=== PROBLEM DETAILS ===
Retype verbatim only the lines below, starting at the one that contains "Write a web" and ending at the one that contains "const seriesHatch = [null, null, null, null, null, '/', '\\'];". Pictures are excluded from the copy.
========================
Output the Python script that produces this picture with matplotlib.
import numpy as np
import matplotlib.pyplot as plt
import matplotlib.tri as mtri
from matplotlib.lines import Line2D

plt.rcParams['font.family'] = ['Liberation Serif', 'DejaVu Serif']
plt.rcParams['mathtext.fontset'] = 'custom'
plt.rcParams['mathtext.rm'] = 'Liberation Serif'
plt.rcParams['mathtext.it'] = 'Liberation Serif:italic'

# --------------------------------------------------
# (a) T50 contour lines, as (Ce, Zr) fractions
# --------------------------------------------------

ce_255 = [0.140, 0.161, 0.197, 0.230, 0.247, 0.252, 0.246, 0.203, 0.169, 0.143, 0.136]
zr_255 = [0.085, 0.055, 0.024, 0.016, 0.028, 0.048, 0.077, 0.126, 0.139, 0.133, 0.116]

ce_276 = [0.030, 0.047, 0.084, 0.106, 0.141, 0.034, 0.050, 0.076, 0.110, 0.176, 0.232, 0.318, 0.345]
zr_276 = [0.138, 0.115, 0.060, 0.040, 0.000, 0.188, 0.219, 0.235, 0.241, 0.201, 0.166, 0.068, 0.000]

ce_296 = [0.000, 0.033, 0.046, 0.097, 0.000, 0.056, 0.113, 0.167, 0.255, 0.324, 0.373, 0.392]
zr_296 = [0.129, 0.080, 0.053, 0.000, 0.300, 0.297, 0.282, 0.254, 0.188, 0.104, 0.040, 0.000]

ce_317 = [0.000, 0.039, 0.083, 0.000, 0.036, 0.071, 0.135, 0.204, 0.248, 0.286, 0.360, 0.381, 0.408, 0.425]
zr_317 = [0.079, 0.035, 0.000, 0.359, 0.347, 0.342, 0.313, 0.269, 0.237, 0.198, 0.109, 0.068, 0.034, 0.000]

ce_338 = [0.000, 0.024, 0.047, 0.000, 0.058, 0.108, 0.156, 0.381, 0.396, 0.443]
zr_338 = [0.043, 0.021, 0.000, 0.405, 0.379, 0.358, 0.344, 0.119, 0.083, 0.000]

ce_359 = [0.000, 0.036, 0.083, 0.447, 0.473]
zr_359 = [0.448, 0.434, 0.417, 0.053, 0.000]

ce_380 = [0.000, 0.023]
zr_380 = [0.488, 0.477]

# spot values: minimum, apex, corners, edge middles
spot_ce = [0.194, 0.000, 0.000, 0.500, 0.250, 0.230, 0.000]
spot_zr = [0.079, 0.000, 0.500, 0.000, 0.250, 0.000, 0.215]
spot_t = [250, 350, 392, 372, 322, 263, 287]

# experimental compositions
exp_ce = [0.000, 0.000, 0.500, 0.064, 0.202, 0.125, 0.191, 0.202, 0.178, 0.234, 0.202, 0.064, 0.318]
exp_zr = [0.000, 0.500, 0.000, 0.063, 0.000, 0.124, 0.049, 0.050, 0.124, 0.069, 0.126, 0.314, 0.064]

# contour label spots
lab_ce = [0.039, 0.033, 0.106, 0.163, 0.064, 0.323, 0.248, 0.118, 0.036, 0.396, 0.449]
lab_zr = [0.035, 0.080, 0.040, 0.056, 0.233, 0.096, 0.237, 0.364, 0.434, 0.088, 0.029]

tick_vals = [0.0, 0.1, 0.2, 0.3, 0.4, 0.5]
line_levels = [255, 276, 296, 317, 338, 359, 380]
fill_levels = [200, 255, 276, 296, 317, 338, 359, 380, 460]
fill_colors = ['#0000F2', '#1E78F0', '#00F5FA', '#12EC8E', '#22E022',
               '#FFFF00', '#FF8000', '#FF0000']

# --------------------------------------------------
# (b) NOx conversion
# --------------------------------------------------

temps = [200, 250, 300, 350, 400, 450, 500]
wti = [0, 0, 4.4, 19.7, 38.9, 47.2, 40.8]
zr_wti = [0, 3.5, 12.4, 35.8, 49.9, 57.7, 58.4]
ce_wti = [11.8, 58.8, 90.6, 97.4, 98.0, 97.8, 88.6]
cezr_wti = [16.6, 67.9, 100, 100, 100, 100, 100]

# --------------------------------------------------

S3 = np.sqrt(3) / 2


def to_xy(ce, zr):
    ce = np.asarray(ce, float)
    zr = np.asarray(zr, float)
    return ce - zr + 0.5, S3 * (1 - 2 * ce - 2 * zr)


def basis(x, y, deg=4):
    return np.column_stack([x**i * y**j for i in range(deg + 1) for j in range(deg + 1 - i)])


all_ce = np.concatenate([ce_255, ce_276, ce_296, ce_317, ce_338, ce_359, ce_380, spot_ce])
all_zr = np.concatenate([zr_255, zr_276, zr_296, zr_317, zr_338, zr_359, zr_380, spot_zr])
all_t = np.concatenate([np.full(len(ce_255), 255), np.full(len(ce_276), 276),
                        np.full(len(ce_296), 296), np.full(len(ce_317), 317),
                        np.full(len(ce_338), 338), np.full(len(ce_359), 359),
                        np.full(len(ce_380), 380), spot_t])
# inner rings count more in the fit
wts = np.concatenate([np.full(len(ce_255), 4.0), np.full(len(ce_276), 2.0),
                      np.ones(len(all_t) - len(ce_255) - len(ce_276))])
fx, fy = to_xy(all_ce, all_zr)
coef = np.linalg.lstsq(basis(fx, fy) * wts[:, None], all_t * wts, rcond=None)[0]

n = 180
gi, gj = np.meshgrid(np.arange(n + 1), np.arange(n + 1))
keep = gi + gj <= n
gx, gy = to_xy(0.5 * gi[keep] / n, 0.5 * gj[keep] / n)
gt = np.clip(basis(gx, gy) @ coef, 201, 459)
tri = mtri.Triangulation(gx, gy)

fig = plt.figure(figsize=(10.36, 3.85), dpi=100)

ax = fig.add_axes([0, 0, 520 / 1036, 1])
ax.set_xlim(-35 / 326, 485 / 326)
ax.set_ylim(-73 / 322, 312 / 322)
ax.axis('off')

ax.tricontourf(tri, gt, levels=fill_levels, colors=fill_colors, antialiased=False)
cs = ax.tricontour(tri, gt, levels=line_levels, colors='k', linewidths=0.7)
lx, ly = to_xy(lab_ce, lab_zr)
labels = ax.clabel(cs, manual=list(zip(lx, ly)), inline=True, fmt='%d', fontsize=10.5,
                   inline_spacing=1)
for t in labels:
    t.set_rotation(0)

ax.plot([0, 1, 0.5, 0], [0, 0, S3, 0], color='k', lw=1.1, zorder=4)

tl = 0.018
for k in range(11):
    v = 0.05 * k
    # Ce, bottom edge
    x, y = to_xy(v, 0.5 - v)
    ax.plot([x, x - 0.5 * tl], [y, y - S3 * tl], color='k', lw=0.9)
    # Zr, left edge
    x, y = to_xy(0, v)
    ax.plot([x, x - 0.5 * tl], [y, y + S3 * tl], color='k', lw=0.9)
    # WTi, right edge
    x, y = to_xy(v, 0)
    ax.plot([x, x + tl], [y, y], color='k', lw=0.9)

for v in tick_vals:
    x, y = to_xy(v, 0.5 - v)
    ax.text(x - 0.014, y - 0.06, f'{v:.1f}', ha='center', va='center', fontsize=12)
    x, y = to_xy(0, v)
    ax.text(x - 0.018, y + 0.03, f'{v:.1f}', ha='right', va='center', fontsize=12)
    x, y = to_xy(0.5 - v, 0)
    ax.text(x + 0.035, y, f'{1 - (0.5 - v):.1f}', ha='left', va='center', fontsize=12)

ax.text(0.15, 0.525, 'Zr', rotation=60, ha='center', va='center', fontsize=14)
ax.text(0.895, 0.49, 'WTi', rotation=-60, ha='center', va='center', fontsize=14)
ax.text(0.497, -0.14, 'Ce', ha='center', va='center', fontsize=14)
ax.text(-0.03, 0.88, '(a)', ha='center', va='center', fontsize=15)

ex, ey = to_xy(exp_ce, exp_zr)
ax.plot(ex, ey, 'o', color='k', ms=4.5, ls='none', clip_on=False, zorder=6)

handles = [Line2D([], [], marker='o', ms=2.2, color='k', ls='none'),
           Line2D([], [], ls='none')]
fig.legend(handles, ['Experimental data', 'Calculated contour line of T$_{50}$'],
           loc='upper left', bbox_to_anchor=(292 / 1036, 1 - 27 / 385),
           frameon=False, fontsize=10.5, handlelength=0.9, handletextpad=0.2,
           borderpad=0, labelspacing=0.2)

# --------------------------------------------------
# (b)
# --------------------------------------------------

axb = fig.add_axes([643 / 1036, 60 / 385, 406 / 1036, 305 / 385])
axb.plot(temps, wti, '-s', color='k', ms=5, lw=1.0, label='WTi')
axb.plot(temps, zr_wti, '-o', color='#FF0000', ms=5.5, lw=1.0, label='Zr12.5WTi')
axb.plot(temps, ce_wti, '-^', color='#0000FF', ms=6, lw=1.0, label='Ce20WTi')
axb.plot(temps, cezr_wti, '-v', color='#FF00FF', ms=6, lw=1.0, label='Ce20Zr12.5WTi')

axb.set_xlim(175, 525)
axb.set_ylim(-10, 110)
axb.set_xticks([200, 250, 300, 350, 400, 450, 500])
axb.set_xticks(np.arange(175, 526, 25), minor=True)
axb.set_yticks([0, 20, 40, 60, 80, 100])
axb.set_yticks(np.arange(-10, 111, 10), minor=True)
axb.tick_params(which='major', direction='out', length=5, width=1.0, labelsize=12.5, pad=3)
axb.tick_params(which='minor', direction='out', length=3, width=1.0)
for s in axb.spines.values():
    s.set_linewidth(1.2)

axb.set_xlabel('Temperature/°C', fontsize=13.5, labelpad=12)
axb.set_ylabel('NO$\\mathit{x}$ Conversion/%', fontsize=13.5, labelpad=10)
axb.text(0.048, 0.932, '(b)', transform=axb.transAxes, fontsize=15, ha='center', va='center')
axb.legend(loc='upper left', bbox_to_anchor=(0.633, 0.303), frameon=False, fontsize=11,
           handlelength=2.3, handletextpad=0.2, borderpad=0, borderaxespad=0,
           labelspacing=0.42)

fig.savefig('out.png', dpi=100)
========================
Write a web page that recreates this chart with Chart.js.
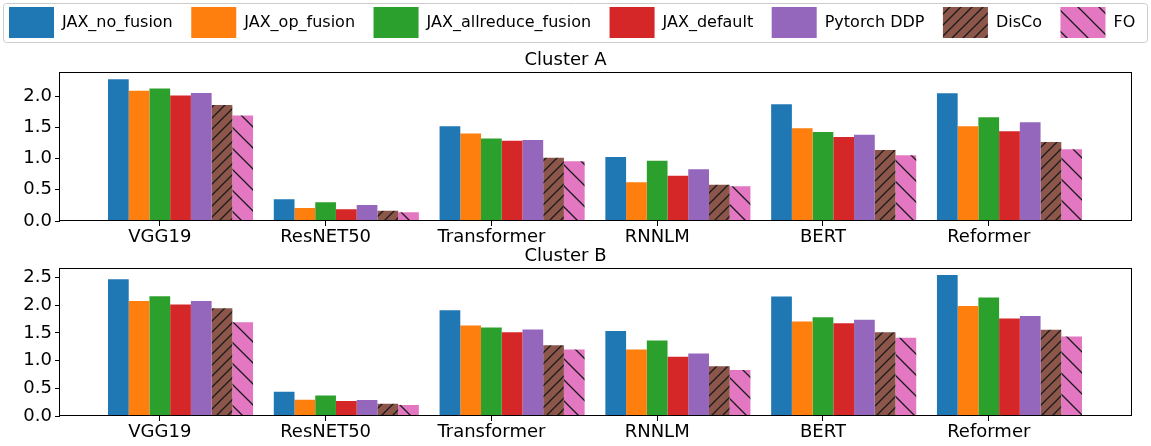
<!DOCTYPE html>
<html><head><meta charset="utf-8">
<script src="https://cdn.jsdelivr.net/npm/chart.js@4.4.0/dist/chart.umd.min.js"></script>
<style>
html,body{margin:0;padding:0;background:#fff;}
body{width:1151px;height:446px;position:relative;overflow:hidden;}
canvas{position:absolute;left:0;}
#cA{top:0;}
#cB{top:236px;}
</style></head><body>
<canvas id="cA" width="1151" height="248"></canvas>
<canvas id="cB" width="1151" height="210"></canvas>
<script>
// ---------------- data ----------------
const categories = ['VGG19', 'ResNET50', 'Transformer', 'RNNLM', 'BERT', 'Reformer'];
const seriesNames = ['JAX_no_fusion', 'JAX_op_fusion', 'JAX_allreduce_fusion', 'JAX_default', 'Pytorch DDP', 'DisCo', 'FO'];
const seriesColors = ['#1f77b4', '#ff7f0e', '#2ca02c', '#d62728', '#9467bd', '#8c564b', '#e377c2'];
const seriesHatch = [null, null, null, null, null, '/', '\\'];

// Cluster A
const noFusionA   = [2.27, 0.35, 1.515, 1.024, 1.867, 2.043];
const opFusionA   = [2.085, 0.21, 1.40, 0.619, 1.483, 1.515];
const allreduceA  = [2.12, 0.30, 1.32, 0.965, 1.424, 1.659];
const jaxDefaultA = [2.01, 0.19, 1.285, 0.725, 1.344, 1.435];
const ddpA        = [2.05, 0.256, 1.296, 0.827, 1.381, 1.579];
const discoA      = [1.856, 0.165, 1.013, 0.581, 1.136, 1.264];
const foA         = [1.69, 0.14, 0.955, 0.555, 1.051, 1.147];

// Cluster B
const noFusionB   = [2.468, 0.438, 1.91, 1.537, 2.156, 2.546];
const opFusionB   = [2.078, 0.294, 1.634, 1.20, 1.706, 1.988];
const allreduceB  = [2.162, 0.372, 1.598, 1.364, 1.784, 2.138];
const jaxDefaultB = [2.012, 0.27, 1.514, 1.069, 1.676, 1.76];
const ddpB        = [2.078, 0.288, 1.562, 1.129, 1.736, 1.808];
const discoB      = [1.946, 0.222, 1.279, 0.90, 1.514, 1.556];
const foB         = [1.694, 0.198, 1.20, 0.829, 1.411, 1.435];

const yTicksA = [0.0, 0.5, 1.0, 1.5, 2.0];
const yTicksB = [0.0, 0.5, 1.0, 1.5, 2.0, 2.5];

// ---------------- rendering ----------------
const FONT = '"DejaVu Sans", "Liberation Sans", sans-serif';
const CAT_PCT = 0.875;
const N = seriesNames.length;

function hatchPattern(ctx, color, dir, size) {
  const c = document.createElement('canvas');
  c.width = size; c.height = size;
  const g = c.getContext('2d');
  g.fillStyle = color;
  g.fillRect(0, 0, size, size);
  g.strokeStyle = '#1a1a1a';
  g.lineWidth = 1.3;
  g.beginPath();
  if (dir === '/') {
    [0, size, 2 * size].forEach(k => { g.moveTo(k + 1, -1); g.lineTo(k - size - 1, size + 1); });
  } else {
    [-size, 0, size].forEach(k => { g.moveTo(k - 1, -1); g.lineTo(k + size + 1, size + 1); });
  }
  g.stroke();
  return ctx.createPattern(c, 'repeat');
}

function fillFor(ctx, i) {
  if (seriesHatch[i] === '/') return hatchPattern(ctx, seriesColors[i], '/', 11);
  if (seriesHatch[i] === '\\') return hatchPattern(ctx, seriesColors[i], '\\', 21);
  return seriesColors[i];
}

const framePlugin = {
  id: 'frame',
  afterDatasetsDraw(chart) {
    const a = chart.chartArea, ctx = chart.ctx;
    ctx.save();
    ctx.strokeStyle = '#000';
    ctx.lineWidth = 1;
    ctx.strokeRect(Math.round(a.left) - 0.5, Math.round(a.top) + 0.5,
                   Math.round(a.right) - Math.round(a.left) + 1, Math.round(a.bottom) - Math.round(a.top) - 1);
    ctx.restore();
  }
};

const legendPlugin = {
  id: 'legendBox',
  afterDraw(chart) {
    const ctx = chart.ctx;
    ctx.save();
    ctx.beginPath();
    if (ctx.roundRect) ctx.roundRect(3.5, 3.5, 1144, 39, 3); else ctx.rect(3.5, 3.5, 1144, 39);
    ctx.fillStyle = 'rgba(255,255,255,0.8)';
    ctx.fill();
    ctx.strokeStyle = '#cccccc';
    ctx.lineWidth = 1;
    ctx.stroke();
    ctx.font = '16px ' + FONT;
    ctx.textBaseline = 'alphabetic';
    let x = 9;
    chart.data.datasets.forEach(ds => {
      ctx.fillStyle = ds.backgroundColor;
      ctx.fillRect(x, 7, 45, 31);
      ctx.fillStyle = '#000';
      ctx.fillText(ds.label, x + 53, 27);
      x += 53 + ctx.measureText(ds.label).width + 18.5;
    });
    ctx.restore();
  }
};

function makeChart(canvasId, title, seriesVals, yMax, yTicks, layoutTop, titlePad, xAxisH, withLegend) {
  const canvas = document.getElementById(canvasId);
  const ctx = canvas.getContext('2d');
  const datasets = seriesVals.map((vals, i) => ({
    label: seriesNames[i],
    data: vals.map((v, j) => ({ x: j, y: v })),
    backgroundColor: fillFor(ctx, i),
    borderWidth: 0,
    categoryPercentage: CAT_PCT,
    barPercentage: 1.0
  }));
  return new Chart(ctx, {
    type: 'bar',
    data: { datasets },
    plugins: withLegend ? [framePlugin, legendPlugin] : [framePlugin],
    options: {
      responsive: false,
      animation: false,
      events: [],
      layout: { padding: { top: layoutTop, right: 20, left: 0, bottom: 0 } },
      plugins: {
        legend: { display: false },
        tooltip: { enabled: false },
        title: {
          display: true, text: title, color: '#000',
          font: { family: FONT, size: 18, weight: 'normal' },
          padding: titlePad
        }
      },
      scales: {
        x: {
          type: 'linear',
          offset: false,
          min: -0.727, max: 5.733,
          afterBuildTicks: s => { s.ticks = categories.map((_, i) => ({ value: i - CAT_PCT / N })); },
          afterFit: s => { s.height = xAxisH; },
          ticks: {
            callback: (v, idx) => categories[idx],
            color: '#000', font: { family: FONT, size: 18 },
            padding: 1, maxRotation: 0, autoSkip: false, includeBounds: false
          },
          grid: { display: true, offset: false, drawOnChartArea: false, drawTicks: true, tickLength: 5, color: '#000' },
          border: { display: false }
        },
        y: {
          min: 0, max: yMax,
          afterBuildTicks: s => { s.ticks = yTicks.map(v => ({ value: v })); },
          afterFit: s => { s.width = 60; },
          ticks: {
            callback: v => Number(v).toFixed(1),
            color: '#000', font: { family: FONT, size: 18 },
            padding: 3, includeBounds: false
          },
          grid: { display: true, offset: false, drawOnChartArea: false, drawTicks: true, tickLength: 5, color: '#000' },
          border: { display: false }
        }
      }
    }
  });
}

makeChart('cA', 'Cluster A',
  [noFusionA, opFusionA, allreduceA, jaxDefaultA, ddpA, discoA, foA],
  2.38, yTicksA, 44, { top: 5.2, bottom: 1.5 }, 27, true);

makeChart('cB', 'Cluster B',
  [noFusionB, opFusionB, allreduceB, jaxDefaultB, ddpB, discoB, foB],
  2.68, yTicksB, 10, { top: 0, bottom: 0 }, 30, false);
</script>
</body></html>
========================
=== FULL OUTPUT ===
Write a web page that recreates this chart with Chart.js.
<!DOCTYPE html>
<html><head><meta charset="utf-8">
<script src="https://cdn.jsdelivr.net/npm/chart.js@4.4.0/dist/chart.umd.min.js"></script>
<style>
html,body{margin:0;padding:0;background:#fff;}
body{width:1151px;height:446px;position:relative;overflow:hidden;}
canvas{position:absolute;left:0;}
#cA{top:0;}
#cB{top:236px;}
</style></head><body>
<canvas id="cA" width="1151" height="248"></canvas>
<canvas id="cB" width="1151" height="210"></canvas>
<script>
// ---------------- data ----------------
const categories = ['VGG19', 'ResNET50', 'Transformer', 'RNNLM', 'BERT', 'Reformer'];
const seriesNames = ['JAX_no_fusion', 'JAX_op_fusion', 'JAX_allreduce_fusion', 'JAX_default', 'Pytorch DDP', 'DisCo', 'FO'];
const seriesColors = ['#1f77b4', '#ff7f0e', '#2ca02c', '#d62728', '#9467bd', '#8c564b', '#e377c2'];
const seriesHatch = [null, null, null, null, null, '/', '\\'];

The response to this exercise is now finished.